## WHAT YOU ARE ASKED TO DO
Drop the images; return everything else in the listing below exactly.

## SOURCE MATERIAL
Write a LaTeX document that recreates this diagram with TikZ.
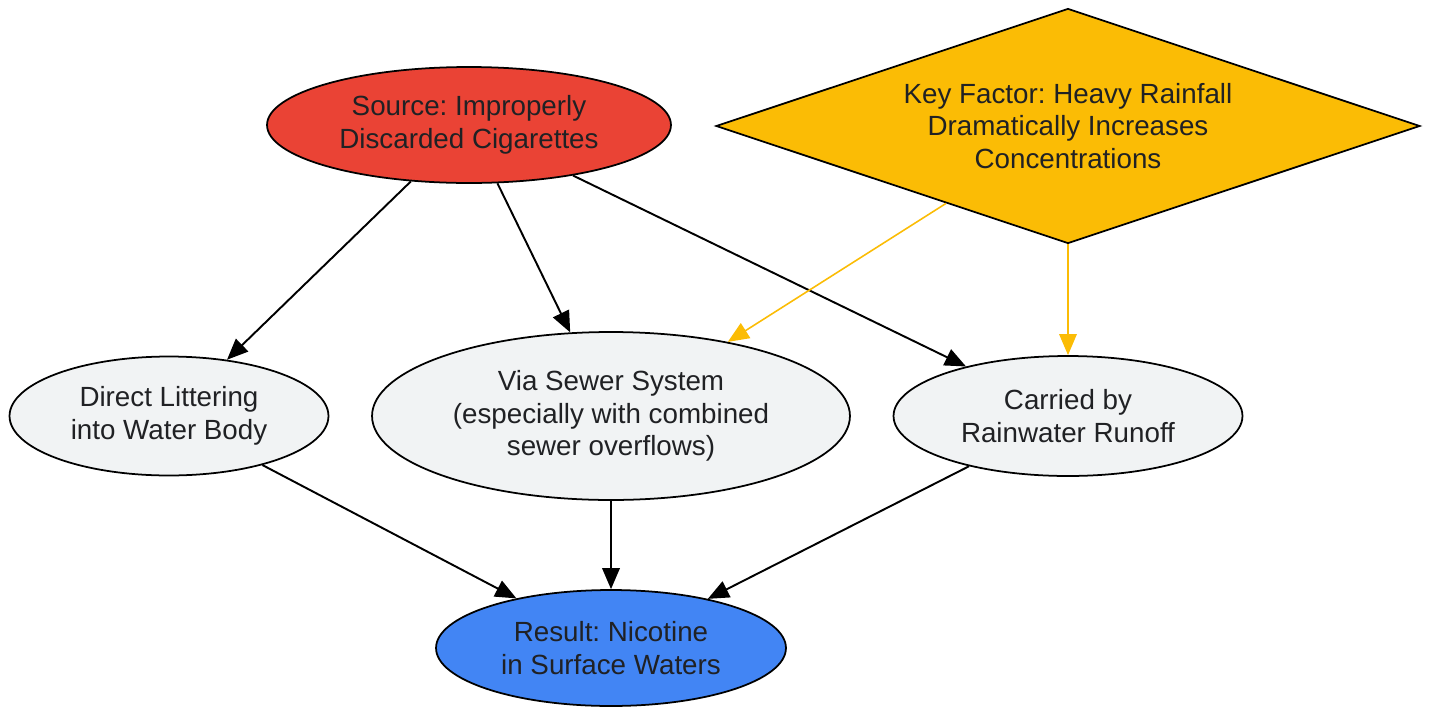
\documentclass[tikz,border=0pt]{standalone}
\usepackage{fontspec}
\setmainfont{Liberation Sans}
\usepackage{tikz}
\usetikzlibrary{shapes.geometric,arrows.meta}
\definecolor{srcred}{HTML}{EA4335}
\definecolor{keyyellow}{HTML}{FBBC05}
\definecolor{pathgray}{HTML}{F1F3F4}
\definecolor{resblue}{HTML}{4285F4}
\definecolor{txtgray}{HTML}{202124}
\frenchspacing
\begin{document}
\begin{tikzpicture}[x=0.02cm,y=-0.02cm]
              \tikzstyle{every node}+=[inner sep=0pt, text=txtgray, align=center, font=\fontsize{15.8}{18.6}\selectfont]
              \tikzstyle{oval}=[ellipse, draw=black, line width=1pt]
              \tikzstyle{edge}=[draw=black, line width=1.1pt, -{Triangle[length=12pt,width=10pt]}]
              \tikzstyle{keyedge}=[draw=keyyellow, line width=0.9pt, -{Triangle[length=12pt,width=10pt]}]
              \useasboundingbox (0,0) rectangle (1431,707);
              \node [oval, fill=srcred, minimum width=8.08cm, minimum height=2.32cm] (source) at (469,125) {Source: Improperly\\Discarded Cigarettes};
              \node [diamond, aspect=3, draw=black, line width=1pt, fill=keyyellow, minimum width=14.08cm, minimum height=4.7cm] (key) at (1068,126) {Key Factor: Heavy Rainfall\\Dramatically Increases\\Concentrations};
              \node [oval, fill=pathgray, minimum width=6.38cm, minimum height=2.38cm] (direct) at (169,416) {Direct Littering\\into Water Body};
              \node [oval, fill=pathgray, minimum width=9.56cm, minimum height=3.36cm] (sewer) at (611,416) {Via Sewer System\\(especially with combined\\sewer overflows)};
              \node [oval, fill=pathgray, minimum width=6.98cm, minimum height=2.4cm] (runoff) at (1068,416) {Carried by\\Rainwater Runoff};
              \node [oval, fill=resblue, minimum width=7.0cm, minimum height=2.32cm] (result) at (611,648) {Result: Nicotine\\in Surface Waters};
              \draw [edge] (source) -- (direct);
              \draw [edge] (source) -- (sewer);
              \draw [edge] (source) -- (runoff);
              \draw [keyedge] (key) -- (sewer);
              \draw [keyedge] (key) -- (runoff);
              \draw [edge] (direct) -- (result);
              \draw [edge] (sewer) -- (result);
              \draw [edge] (runoff) -- (result);
            \end{tikzpicture}
\end{document}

## TASK RESULT
Write a LaTeX document that recreates this diagram with TikZ.
\documentclass[tikz,border=0pt]{standalone}
\usepackage{fontspec}
\setmainfont{Liberation Sans}
\usepackage{tikz}
\usetikzlibrary{shapes.geometric,arrows.meta}
\definecolor{srcred}{HTML}{EA4335}
\definecolor{keyyellow}{HTML}{FBBC05}
\definecolor{pathgray}{HTML}{F1F3F4}
\definecolor{resblue}{HTML}{4285F4}
\definecolor{txtgray}{HTML}{202124}
\frenchspacing
\begin{document}
\begin{tikzpicture}[x=0.02cm,y=-0.02cm]
              \tikzstyle{every node}+=[inner sep=0pt, text=txtgray, align=center, font=\fontsize{15.8}{18.6}\selectfont]
              \tikzstyle{oval}=[ellipse, draw=black, line width=1pt]
              \tikzstyle{edge}=[draw=black, line width=1.1pt, -{Triangle[length=12pt,width=10pt]}]
              \tikzstyle{keyedge}=[draw=keyyellow, line width=0.9pt, -{Triangle[length=12pt,width=10pt]}]
              \useasboundingbox (0,0) rectangle (1431,707);
              \node [oval, fill=srcred, minimum width=8.08cm, minimum height=2.32cm] (source) at (469,125) {Source: Improperly\\Discarded Cigarettes};
              \node [diamond, aspect=3, draw=black, line width=1pt, fill=keyyellow, minimum width=14.08cm, minimum height=4.7cm] (key) at (1068,126) {Key Factor: Heavy Rainfall\\Dramatically Increases\\Concentrations};
              \node [oval, fill=pathgray, minimum width=6.38cm, minimum height=2.38cm] (direct) at (169,416) {Direct Littering\\into Water Body};
              \node [oval, fill=pathgray, minimum width=9.56cm, minimum height=3.36cm] (sewer) at (611,416) {Via Sewer System\\(especially with combined\\sewer overflows)};
              \node [oval, fill=pathgray, minimum width=6.98cm, minimum height=2.4cm] (runoff) at (1068,416) {Carried by\\Rainwater Runoff};
              \node [oval, fill=resblue, minimum width=7.0cm, minimum height=2.32cm] (result) at (611,648) {Result: Nicotine\\in Surface Waters};
              \draw [edge] (source) -- (direct);
              \draw [edge] (source) -- (sewer);
              \draw [edge] (source) -- (runoff);
              \draw [keyedge] (key) -- (sewer);
              \draw [keyedge] (key) -- (runoff);
              \draw [edge] (direct) -- (result);
              \draw [edge] (sewer) -- (result);
              \draw [edge] (runoff) -- (result);
            \end{tikzpicture}
\end{document}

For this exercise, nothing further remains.